-- begin --

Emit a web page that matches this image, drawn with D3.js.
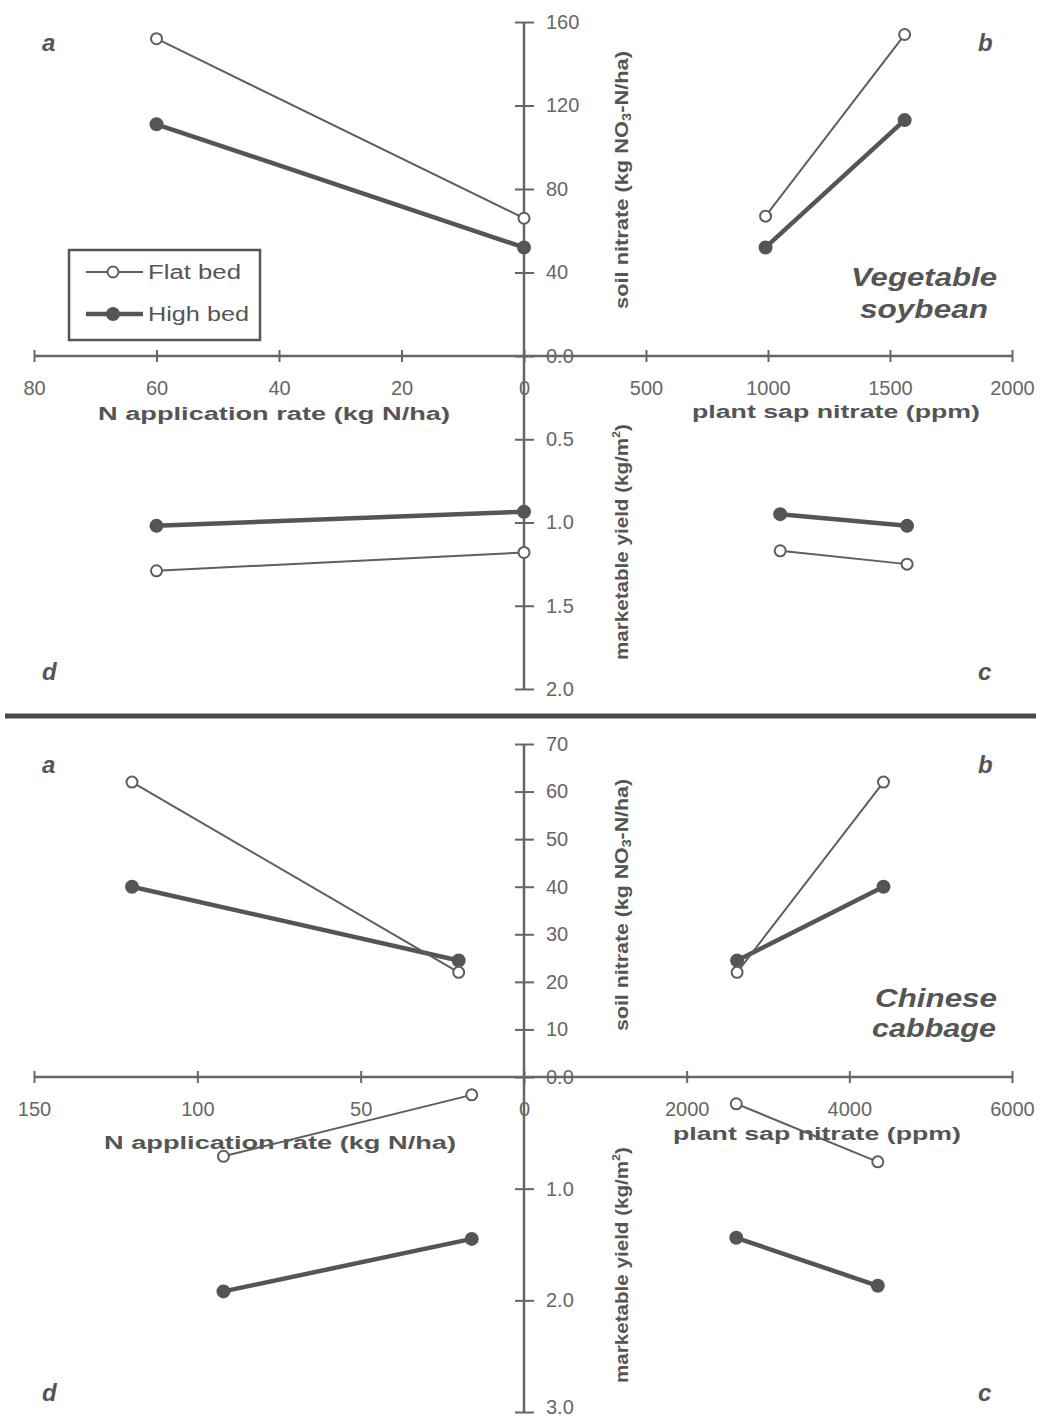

-- end --
-- begin --

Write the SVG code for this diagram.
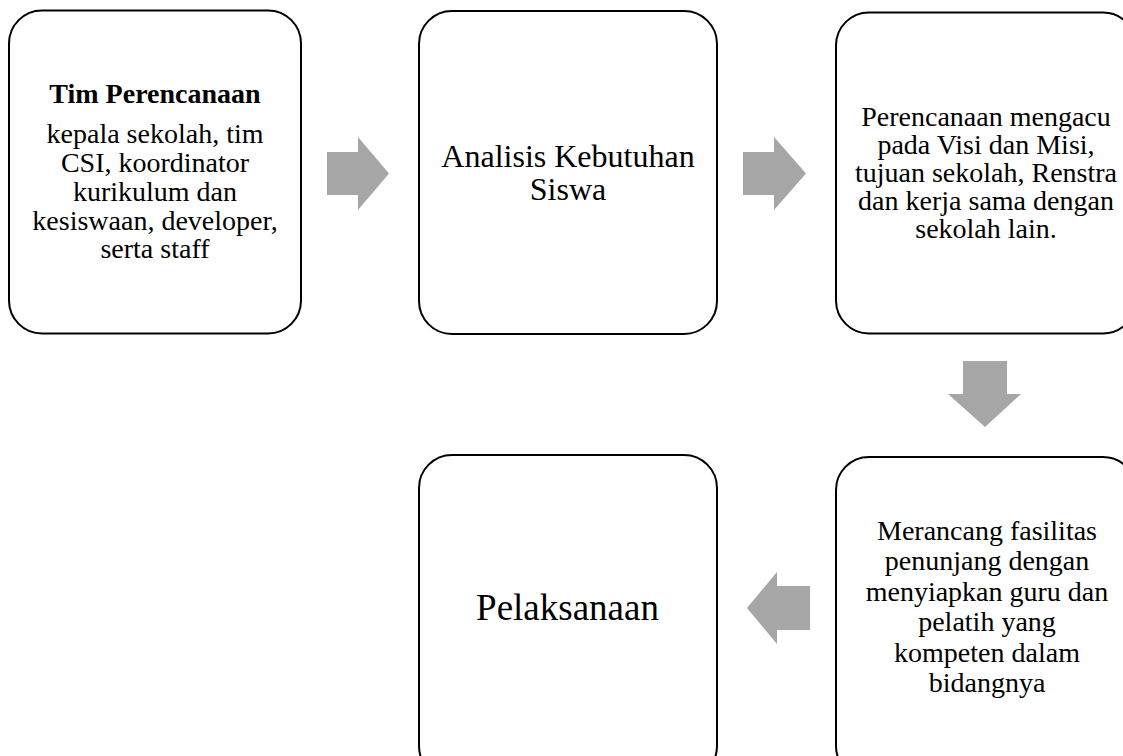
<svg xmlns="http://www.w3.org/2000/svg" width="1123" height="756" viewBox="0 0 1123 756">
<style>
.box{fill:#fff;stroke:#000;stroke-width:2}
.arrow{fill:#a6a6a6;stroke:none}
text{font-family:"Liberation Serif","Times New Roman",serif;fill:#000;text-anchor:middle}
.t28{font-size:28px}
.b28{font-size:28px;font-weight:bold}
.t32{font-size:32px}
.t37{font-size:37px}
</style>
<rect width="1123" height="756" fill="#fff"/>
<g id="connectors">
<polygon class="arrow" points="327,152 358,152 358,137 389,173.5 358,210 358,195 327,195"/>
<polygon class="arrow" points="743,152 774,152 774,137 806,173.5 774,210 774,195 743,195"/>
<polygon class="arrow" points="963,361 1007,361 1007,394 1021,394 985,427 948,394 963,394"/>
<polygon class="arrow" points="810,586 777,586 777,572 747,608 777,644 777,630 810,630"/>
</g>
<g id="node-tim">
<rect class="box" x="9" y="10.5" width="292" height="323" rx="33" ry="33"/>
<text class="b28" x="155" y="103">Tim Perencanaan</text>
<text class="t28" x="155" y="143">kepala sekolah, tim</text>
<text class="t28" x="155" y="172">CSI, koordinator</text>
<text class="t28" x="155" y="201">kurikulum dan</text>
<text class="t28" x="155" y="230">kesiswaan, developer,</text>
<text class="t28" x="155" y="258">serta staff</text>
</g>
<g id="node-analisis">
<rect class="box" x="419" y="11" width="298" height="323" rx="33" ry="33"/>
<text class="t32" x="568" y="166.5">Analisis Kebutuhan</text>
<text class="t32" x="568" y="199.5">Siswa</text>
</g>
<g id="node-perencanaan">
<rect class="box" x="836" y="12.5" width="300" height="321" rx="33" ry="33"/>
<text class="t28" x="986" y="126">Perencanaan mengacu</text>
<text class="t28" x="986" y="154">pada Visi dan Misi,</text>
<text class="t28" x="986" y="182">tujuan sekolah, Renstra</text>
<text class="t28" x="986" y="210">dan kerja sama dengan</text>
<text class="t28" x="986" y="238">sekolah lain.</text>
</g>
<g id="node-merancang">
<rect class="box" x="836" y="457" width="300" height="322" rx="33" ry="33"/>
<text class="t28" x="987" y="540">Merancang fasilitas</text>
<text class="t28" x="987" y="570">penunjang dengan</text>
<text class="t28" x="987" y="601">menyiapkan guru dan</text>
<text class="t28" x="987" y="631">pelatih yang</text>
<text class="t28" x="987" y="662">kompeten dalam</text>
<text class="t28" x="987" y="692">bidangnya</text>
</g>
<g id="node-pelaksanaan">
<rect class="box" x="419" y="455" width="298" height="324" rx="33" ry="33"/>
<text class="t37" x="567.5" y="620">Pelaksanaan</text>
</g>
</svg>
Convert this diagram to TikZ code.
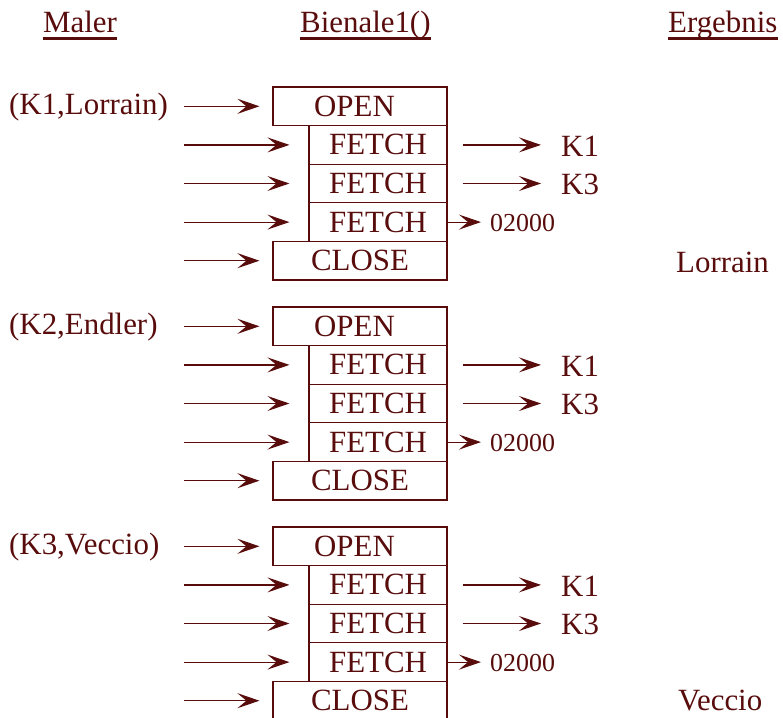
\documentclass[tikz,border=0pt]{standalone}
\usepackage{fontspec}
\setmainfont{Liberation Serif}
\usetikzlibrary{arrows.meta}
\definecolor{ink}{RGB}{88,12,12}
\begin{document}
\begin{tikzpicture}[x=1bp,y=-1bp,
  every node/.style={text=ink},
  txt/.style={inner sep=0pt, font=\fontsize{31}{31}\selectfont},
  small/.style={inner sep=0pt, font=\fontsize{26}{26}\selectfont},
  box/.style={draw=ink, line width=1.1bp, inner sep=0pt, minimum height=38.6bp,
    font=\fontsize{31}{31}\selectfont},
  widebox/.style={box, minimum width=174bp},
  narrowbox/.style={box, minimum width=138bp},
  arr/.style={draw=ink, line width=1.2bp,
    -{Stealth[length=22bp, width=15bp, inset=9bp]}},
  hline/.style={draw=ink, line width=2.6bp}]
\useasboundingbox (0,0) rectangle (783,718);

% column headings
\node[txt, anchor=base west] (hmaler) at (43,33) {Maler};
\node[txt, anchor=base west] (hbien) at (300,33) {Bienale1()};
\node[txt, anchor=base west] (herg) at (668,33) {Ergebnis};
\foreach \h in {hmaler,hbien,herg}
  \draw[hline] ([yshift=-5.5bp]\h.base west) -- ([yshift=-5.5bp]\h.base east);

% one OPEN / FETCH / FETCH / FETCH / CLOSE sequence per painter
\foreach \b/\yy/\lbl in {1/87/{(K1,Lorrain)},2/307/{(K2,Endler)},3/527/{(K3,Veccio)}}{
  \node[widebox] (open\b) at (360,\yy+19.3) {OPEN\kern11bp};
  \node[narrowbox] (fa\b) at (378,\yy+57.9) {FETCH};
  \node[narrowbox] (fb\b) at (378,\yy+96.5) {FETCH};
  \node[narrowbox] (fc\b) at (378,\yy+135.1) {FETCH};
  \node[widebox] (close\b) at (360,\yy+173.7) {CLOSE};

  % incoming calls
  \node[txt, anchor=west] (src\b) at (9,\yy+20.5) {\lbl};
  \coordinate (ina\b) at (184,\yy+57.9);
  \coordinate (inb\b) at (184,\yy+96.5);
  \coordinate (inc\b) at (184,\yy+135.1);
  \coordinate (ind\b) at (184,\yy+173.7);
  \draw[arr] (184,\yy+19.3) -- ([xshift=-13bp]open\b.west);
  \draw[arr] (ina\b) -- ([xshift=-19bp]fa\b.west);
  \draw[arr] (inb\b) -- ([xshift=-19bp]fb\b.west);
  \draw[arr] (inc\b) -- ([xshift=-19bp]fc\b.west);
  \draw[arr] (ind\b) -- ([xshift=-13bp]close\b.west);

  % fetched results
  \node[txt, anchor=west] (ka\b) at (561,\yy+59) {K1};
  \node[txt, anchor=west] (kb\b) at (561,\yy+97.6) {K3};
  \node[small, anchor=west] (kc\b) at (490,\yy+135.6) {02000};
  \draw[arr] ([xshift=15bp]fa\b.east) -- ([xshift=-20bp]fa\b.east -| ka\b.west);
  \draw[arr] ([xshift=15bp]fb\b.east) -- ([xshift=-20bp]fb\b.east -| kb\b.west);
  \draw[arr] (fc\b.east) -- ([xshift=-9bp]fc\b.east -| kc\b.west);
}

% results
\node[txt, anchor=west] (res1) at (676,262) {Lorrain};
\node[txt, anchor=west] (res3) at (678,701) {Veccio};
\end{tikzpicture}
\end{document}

-- end --
-- begin --

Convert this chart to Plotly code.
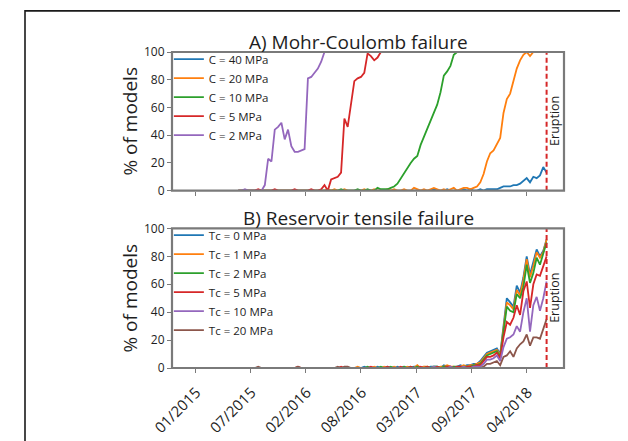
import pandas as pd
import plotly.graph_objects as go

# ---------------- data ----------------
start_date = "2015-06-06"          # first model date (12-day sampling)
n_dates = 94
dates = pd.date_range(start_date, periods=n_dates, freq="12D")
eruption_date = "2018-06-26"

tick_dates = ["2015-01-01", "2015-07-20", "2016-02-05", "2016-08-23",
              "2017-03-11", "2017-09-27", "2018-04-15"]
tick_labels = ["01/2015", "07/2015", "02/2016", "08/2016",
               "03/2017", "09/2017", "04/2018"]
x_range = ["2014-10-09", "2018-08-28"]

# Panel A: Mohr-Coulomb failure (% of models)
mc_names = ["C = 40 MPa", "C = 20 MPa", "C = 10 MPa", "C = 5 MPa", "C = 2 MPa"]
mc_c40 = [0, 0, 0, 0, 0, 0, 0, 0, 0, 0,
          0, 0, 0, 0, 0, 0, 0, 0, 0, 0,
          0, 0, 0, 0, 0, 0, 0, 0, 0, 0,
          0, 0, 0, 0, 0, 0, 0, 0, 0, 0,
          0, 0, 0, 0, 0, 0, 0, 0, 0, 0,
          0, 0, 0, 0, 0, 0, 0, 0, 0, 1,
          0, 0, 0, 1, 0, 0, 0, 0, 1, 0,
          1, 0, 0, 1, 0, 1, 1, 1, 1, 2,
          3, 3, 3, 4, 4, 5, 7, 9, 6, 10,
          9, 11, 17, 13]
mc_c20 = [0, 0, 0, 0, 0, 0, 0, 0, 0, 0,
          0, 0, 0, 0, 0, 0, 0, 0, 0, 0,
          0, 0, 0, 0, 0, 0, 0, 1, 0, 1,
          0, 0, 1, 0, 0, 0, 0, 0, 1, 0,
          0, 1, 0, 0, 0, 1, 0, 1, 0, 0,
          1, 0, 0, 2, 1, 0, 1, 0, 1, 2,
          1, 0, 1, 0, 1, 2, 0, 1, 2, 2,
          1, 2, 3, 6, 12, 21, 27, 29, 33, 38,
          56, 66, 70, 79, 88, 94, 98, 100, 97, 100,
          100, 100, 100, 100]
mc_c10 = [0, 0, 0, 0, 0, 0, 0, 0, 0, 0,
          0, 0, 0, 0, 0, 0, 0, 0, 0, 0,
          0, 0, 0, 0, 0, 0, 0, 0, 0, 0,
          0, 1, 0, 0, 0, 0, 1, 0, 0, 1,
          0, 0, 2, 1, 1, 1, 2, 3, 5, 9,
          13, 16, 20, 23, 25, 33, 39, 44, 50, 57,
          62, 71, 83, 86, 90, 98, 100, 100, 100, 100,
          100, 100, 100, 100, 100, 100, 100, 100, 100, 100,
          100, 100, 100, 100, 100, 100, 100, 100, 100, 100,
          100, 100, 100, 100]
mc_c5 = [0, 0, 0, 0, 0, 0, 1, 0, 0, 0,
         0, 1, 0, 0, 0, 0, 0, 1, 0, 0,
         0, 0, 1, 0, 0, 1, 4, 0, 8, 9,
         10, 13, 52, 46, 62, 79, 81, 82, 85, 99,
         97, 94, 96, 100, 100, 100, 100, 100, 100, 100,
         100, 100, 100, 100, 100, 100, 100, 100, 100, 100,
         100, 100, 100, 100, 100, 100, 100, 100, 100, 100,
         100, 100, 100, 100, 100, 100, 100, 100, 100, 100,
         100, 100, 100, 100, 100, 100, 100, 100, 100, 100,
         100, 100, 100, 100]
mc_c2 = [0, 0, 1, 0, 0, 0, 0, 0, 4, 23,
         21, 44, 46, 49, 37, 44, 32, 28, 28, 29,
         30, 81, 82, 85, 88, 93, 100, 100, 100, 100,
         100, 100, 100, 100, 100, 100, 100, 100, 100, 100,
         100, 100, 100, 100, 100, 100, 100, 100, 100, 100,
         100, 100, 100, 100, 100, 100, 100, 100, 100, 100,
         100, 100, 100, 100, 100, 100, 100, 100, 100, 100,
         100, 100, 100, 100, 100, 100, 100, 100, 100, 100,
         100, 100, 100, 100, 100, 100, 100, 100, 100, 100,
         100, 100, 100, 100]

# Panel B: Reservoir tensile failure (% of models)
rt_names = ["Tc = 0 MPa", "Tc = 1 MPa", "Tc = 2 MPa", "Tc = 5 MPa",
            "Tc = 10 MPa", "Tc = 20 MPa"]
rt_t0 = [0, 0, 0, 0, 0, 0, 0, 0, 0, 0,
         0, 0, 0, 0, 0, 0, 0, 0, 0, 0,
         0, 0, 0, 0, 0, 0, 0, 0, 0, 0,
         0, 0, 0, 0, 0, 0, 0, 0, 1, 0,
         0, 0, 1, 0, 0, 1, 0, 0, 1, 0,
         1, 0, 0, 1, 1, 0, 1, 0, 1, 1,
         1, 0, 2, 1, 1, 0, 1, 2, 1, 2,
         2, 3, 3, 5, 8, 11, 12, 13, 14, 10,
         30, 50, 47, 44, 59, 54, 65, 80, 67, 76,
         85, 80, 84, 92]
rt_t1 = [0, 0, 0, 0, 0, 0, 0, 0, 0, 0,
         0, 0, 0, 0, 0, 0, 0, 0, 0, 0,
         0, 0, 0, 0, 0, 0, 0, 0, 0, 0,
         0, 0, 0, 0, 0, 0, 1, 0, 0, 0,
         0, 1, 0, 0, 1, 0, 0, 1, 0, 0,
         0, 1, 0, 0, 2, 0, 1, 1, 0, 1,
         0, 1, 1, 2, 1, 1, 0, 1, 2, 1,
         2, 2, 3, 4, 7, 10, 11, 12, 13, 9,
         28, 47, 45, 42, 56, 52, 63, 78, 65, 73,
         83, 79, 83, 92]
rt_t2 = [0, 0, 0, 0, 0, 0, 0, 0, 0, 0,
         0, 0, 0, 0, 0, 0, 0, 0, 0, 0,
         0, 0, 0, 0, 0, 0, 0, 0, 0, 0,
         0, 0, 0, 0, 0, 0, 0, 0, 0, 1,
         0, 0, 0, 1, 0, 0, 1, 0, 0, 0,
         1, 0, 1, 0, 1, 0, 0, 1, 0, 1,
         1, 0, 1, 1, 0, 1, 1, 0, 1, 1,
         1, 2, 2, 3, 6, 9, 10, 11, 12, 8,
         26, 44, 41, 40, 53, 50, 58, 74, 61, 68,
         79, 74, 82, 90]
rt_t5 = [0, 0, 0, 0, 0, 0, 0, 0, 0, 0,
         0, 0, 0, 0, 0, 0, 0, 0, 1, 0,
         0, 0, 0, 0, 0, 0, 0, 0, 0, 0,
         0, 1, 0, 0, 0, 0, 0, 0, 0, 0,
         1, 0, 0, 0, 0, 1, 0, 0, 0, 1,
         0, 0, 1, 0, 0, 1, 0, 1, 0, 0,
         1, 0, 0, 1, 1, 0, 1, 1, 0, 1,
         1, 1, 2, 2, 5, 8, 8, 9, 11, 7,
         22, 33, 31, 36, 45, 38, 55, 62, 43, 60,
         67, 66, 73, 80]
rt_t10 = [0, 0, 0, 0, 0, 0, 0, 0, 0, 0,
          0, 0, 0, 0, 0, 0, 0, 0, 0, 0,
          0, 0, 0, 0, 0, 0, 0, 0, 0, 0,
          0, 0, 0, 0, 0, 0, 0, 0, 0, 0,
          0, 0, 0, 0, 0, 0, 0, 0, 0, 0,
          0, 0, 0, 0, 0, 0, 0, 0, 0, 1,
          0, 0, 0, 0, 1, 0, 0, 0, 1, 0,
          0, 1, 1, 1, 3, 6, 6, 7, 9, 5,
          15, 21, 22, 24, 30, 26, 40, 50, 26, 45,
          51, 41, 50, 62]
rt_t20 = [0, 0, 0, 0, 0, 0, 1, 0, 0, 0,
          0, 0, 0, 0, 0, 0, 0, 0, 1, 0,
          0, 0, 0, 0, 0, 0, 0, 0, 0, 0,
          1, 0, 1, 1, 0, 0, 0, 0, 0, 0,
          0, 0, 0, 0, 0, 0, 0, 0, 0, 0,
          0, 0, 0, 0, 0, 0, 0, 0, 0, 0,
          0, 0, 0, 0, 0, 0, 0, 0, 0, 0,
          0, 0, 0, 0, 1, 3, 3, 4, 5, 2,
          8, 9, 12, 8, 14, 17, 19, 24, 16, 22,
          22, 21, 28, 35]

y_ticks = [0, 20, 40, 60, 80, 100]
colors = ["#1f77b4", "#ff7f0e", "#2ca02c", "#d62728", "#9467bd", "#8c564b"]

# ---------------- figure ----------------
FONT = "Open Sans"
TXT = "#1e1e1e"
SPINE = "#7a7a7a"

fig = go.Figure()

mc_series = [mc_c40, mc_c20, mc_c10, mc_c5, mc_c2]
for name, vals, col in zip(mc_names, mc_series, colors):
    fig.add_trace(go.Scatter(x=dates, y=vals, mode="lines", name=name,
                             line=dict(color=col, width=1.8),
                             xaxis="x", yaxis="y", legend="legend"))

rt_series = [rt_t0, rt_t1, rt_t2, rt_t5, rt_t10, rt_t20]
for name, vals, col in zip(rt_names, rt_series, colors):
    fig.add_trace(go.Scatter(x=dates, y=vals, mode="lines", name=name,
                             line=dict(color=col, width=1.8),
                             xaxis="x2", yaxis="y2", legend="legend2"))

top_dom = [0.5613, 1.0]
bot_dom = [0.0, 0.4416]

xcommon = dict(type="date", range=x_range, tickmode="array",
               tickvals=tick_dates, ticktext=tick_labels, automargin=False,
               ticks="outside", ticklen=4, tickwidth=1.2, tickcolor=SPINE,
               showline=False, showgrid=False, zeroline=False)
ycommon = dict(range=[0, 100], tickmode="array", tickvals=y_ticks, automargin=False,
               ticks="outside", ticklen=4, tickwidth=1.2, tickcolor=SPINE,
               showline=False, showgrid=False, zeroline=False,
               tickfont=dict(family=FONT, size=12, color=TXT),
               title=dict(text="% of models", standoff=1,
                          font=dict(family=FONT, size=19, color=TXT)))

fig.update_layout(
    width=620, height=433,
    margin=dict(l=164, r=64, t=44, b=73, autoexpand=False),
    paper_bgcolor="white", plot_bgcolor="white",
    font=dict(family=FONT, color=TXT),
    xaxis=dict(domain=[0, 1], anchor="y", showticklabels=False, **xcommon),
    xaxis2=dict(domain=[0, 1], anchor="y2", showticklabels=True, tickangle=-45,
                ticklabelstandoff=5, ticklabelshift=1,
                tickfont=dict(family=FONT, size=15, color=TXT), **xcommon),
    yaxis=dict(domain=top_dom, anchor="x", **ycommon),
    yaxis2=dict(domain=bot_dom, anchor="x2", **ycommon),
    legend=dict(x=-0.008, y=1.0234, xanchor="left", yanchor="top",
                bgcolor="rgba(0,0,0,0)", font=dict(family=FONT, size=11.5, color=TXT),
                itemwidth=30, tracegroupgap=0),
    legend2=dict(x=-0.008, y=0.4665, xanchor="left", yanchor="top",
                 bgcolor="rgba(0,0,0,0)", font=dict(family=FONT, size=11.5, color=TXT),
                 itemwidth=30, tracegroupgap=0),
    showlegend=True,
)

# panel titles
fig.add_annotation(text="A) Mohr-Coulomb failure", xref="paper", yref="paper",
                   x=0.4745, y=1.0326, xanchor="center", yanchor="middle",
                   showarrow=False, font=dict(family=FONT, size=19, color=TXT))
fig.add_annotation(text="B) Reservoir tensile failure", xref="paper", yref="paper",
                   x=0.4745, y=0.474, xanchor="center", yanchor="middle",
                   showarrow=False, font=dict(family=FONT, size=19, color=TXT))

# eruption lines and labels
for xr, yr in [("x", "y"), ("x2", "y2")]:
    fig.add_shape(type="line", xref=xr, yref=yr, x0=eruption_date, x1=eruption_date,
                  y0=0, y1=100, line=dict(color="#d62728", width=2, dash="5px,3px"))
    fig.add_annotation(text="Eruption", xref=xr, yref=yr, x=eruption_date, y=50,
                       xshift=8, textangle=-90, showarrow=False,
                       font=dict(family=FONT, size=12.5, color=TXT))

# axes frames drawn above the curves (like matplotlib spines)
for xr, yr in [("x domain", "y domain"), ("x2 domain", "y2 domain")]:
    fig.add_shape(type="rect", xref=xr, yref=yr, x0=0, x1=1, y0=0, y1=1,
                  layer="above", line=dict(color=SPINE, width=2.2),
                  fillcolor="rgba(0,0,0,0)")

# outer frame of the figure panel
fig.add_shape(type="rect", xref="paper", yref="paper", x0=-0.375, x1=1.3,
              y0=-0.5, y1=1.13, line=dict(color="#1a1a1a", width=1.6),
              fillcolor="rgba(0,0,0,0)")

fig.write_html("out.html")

-- end --

__Aim__
Go through the material above and count the lines that contain "Convert"; give that number alone.

__Output of the task__
2